◆ **OBJECTIVE**
Check each line of the listing for the string "that", then state how many lines have it. Only the number is wanted.

◆ **INFORMATION SHOWN**

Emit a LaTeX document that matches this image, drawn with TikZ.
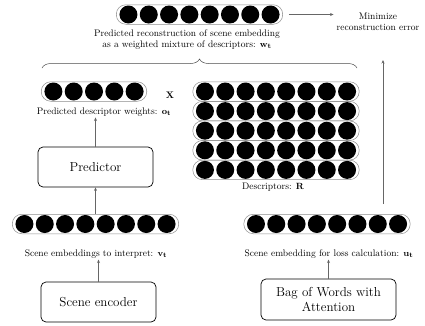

==

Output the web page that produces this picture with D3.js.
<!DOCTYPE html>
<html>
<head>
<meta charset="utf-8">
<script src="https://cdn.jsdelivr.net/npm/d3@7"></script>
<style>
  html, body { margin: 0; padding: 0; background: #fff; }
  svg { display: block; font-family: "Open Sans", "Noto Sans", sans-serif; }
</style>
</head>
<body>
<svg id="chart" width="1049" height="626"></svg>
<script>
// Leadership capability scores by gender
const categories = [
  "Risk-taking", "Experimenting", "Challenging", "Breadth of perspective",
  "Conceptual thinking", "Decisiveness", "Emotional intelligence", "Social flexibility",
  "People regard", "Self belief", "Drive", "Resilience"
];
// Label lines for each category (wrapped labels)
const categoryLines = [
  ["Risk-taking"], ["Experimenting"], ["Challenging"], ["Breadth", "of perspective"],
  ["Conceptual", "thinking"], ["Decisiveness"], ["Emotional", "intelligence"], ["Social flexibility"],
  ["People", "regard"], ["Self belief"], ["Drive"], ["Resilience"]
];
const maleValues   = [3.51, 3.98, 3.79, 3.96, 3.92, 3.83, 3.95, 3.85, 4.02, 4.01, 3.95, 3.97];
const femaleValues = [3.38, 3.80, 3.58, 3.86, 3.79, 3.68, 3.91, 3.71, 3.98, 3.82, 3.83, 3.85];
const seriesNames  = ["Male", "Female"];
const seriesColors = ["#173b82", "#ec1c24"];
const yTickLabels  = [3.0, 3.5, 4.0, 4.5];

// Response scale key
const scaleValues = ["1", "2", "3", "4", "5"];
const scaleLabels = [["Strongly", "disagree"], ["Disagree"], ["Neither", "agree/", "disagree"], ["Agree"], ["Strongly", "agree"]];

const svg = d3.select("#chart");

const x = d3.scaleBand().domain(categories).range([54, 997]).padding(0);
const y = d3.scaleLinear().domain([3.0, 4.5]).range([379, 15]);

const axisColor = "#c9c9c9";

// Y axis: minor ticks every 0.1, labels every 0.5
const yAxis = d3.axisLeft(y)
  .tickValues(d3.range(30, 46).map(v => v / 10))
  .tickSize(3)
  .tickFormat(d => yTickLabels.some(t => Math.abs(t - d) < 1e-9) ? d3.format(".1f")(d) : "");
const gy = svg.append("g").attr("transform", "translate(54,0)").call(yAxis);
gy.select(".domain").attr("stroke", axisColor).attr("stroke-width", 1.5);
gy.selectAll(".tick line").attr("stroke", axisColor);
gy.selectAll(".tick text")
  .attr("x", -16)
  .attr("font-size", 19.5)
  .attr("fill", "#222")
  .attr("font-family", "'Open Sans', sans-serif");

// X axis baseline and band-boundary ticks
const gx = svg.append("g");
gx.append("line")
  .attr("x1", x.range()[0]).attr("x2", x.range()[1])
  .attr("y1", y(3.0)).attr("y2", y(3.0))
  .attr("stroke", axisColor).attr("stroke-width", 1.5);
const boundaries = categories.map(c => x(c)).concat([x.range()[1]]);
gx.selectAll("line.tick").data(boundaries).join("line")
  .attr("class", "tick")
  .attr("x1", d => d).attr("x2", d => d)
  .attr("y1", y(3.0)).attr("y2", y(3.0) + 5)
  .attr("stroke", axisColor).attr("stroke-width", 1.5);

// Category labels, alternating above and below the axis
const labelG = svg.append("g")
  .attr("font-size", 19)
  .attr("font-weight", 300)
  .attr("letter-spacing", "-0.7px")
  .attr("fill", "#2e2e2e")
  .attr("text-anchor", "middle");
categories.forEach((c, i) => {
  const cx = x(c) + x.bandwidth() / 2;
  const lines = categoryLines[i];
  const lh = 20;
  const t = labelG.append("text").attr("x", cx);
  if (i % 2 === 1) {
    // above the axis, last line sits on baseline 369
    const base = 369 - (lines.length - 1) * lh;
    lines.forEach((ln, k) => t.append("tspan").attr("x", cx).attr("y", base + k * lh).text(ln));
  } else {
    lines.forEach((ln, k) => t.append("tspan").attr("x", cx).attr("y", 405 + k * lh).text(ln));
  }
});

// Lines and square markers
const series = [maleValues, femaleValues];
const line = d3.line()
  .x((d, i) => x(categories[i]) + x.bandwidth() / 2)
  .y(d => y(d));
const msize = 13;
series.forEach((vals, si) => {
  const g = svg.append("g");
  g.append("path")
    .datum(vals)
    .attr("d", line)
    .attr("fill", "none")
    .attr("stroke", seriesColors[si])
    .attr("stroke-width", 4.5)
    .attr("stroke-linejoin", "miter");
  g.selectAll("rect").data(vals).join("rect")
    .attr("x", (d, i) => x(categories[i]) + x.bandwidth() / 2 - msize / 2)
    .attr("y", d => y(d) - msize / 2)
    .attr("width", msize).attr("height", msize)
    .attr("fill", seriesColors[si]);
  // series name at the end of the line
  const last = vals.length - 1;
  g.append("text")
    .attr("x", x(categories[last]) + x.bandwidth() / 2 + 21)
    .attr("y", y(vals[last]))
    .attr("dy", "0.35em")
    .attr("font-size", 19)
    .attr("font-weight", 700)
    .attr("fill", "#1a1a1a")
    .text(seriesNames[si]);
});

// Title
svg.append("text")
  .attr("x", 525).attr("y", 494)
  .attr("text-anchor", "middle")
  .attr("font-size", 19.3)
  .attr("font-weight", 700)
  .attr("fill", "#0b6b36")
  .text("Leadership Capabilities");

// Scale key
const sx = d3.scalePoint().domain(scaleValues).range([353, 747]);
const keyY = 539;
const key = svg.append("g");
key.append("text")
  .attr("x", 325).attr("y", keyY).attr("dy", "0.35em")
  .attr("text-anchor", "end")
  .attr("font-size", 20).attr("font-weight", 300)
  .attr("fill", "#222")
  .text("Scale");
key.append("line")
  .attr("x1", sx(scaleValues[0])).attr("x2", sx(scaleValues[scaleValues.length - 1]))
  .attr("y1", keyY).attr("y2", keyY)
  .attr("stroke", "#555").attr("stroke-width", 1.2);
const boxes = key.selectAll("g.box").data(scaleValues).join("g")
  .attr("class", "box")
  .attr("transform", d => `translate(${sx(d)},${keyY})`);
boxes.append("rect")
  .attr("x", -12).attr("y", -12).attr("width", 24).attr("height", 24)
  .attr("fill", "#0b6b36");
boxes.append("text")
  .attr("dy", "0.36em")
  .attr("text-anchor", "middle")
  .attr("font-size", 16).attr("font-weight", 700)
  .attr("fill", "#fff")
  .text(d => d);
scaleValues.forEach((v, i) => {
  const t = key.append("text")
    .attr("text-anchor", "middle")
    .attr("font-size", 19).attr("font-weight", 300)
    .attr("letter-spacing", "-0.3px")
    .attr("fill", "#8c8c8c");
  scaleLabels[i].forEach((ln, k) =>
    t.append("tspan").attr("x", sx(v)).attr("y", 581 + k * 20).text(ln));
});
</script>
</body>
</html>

◆ **RESULT OF THIS TASK**
2